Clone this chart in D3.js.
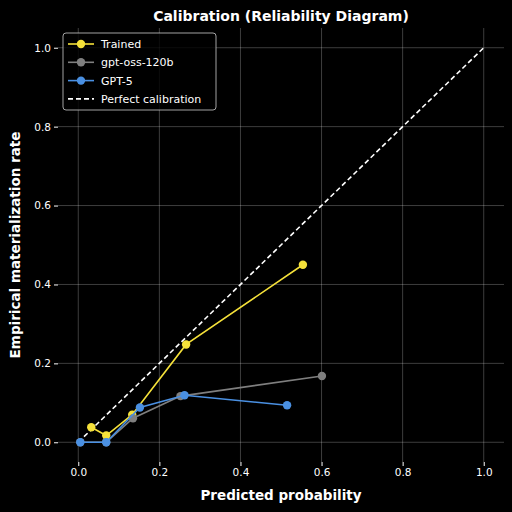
<!DOCTYPE html>
<html><head><meta charset="utf-8">
<script src="https://cdn.jsdelivr.net/npm/d3@7"></script>
<style>body{margin:0;background:#000}</style></head>
<body><svg id="c" width="512" height="512"></svg>
<script>
// calibration curves
var trainedX = [0.032, 0.069, 0.133, 0.266, 0.554];
var trainedY = [0.038, 0.017, 0.070, 0.248, 0.450];
var ossX = [0.005, 0.069, 0.135, 0.252, 0.601];
var ossY = [0.000, 0.000, 0.061, 0.117, 0.168];
var gpt5X = [0.005, 0.069, 0.152, 0.262, 0.515];
var gpt5Y = [0.000, 0.000, 0.088, 0.119, 0.094];
var ticks = [0, 0.2, 0.4, 0.6, 0.8, 1.0];
var seriesNames = ["Trained", "gpt-oss-120b", "GPT-5"];
var colors = ["#f5e13a", "#7f7f7f", "#4a90e2"];

var svg = d3.select("#c");
svg.append("rect").attr("width", 512).attr("height", 512).attr("fill", "#000");
var L = 58, R = 504, T = 28, B = 462;
var x = d3.scaleLinear().domain([-0.05, 1.05]).range([L, R]);
var y = d3.scaleLinear().domain([-0.05, 1.05]).range([B, T]);
var font = "DejaVu Sans";

var g = svg.append("g");
ticks.forEach(function(t) {
  g.append("line").attr("x1", x(t)).attr("x2", x(t)).attr("y1", T).attr("y2", B)
    .attr("stroke", "#fff").attr("stroke-opacity", 0.3).attr("stroke-width", 0.8);
  g.append("line").attr("y1", y(t)).attr("y2", y(t)).attr("x1", L).attr("x2", R)
    .attr("stroke", "#fff").attr("stroke-opacity", 0.3).attr("stroke-width", 0.8);
});

var xa = svg.append("g").attr("transform", "translate(0," + B + ")")
  .call(d3.axisBottom(x).tickValues(ticks).tickFormat(d3.format(".1f")).tickSize(4));
var ya = svg.append("g").attr("transform", "translate(" + L + ",0)")
  .call(d3.axisLeft(y).tickValues(ticks).tickFormat(d3.format(".1f")).tickSize(4));
[xa, ya].forEach(function(a) {
  a.select(".domain").remove();
  a.selectAll("line").attr("stroke", "#fff");
  a.selectAll("text").attr("fill", "#fff").attr("font-family", font).attr("font-size", 10.5);
});

svg.append("line").attr("x1", x(0)).attr("y1", y(0)).attr("x2", x(1)).attr("y2", y(1))
  .attr("stroke", "#fff").attr("stroke-width", 1.6).attr("stroke-dasharray", "5,3");

var line = d3.line().x(function(d) { return x(d[0]); }).y(function(d) { return y(d[1]); });
[[trainedX, trainedY], [ossX, ossY], [gpt5X, gpt5Y]].forEach(function(s, i) {
  var pts = d3.zip(s[0], s[1]);
  svg.append("path").datum(pts).attr("d", line).attr("fill", "none")
    .attr("stroke", colors[i]).attr("stroke-width", 1.6);
  svg.selectAll(null).data(pts).enter().append("circle")
    .attr("cx", function(d) { return x(d[0]); }).attr("cy", function(d) { return y(d[1]); })
    .attr("r", 4.2).attr("fill", colors[i]);
});

svg.append("text").attr("x", (L + R) / 2).attr("y", 21).attr("text-anchor", "middle")
  .attr("fill", "#fff").attr("font-family", font).attr("font-weight", "bold").attr("font-size", 14)
  .text("Calibration (Reliability Diagram)");
svg.append("text").attr("x", (L + R) / 2).attr("y", 500).attr("text-anchor", "middle")
  .attr("fill", "#fff").attr("font-family", font).attr("font-weight", "bold").attr("font-size", 13.5)
  .text("Predicted probability");
svg.append("text").attr("transform", "translate(20," + (T + B) / 2 + ") rotate(-90)")
  .attr("text-anchor", "middle").attr("fill", "#fff").attr("font-family", font)
  .attr("font-weight", "bold").attr("font-size", 13.5).text("Empirical materialization rate");

// legend
var lg = svg.append("g").attr("transform", "translate(63,33)");
lg.append("rect").attr("width", 153).attr("height", 77).attr("rx", 3)
  .attr("fill", "#000").attr("fill-opacity", 0.8).attr("stroke", "#ccc").attr("stroke-width", 0.8);
var items = seriesNames.concat(["Perfect calibration"]);
items.forEach(function(name, i) {
  var yy = 11 + i * 18.3;
  var ln = lg.append("line").attr("x1", 5).attr("x2", 31).attr("y1", yy).attr("y2", yy)
    .attr("stroke", i < 3 ? colors[i] : "#fff").attr("stroke-width", 1.6);
  if (i < 3) lg.append("circle").attr("cx", 18).attr("cy", yy).attr("r", 4.2).attr("fill", colors[i]);
  else ln.attr("stroke-dasharray", "5,3");
  lg.append("text").attr("x", 38).attr("y", yy + 4).attr("fill", "#fff")
    .attr("font-family", font).attr("font-size", 11).text(name);
});
</script></body></html>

---------------

What you will do »
Restate the listing above word for word, and skip the pictures.

Task result »
Clone this chart in D3.js.
<!DOCTYPE html>
<html><head><meta charset="utf-8">
<script src="https://cdn.jsdelivr.net/npm/d3@7"></script>
<style>body{margin:0;background:#000}</style></head>
<body><svg id="c" width="512" height="512"></svg>
<script>
// calibration curves
var trainedX = [0.032, 0.069, 0.133, 0.266, 0.554];
var trainedY = [0.038, 0.017, 0.070, 0.248, 0.450];
var ossX = [0.005, 0.069, 0.135, 0.252, 0.601];
var ossY = [0.000, 0.000, 0.061, 0.117, 0.168];
var gpt5X = [0.005, 0.069, 0.152, 0.262, 0.515];
var gpt5Y = [0.000, 0.000, 0.088, 0.119, 0.094];
var ticks = [0, 0.2, 0.4, 0.6, 0.8, 1.0];
var seriesNames = ["Trained", "gpt-oss-120b", "GPT-5"];
var colors = ["#f5e13a", "#7f7f7f", "#4a90e2"];

var svg = d3.select("#c");
svg.append("rect").attr("width", 512).attr("height", 512).attr("fill", "#000");
var L = 58, R = 504, T = 28, B = 462;
var x = d3.scaleLinear().domain([-0.05, 1.05]).range([L, R]);
var y = d3.scaleLinear().domain([-0.05, 1.05]).range([B, T]);
var font = "DejaVu Sans";

var g = svg.append("g");
ticks.forEach(function(t) {
  g.append("line").attr("x1", x(t)).attr("x2", x(t)).attr("y1", T).attr("y2", B)
    .attr("stroke", "#fff").attr("stroke-opacity", 0.3).attr("stroke-width", 0.8);
  g.append("line").attr("y1", y(t)).attr("y2", y(t)).attr("x1", L).attr("x2", R)
    .attr("stroke", "#fff").attr("stroke-opacity", 0.3).attr("stroke-width", 0.8);
});

var xa = svg.append("g").attr("transform", "translate(0," + B + ")")
  .call(d3.axisBottom(x).tickValues(ticks).tickFormat(d3.format(".1f")).tickSize(4));
var ya = svg.append("g").attr("transform", "translate(" + L + ",0)")
  .call(d3.axisLeft(y).tickValues(ticks).tickFormat(d3.format(".1f")).tickSize(4));
[xa, ya].forEach(function(a) {
  a.select(".domain").remove();
  a.selectAll("line").attr("stroke", "#fff");
  a.selectAll("text").attr("fill", "#fff").attr("font-family", font).attr("font-size", 10.5);
});

svg.append("line").attr("x1", x(0)).attr("y1", y(0)).attr("x2", x(1)).attr("y2", y(1))
  .attr("stroke", "#fff").attr("stroke-width", 1.6).attr("stroke-dasharray", "5,3");

var line = d3.line().x(function(d) { return x(d[0]); }).y(function(d) { return y(d[1]); });
[[trainedX, trainedY], [ossX, ossY], [gpt5X, gpt5Y]].forEach(function(s, i) {
  var pts = d3.zip(s[0], s[1]);
  svg.append("path").datum(pts).attr("d", line).attr("fill", "none")
    .attr("stroke", colors[i]).attr("stroke-width", 1.6);
  svg.selectAll(null).data(pts).enter().append("circle")
    .attr("cx", function(d) { return x(d[0]); }).attr("cy", function(d) { return y(d[1]); })
    .attr("r", 4.2).attr("fill", colors[i]);
});

svg.append("text").attr("x", (L + R) / 2).attr("y", 21).attr("text-anchor", "middle")
  .attr("fill", "#fff").attr("font-family", font).attr("font-weight", "bold").attr("font-size", 14)
  .text("Calibration (Reliability Diagram)");
svg.append("text").attr("x", (L + R) / 2).attr("y", 500).attr("text-anchor", "middle")
  .attr("fill", "#fff").attr("font-family", font).attr("font-weight", "bold").attr("font-size", 13.5)
  .text("Predicted probability");
svg.append("text").attr("transform", "translate(20," + (T + B) / 2 + ") rotate(-90)")
  .attr("text-anchor", "middle").attr("fill", "#fff").attr("font-family", font)
  .attr("font-weight", "bold").attr("font-size", 13.5).text("Empirical materialization rate");

// legend
var lg = svg.append("g").attr("transform", "translate(63,33)");
lg.append("rect").attr("width", 153).attr("height", 77).attr("rx", 3)
  .attr("fill", "#000").attr("fill-opacity", 0.8).attr("stroke", "#ccc").attr("stroke-width", 0.8);
var items = seriesNames.concat(["Perfect calibration"]);
items.forEach(function(name, i) {
  var yy = 11 + i * 18.3;
  var ln = lg.append("line").attr("x1", 5).attr("x2", 31).attr("y1", yy).attr("y2", yy)
    .attr("stroke", i < 3 ? colors[i] : "#fff").attr("stroke-width", 1.6);
  if (i < 3) lg.append("circle").attr("cx", 18).attr("cy", yy).attr("r", 4.2).attr("fill", colors[i]);
  else ln.attr("stroke-dasharray", "5,3");
  lg.append("text").attr("x", 38).attr("y", yy + 4).attr("fill", "#fff")
    .attr("font-family", font).attr("font-size", 11).text(name);
});
</script></body></html>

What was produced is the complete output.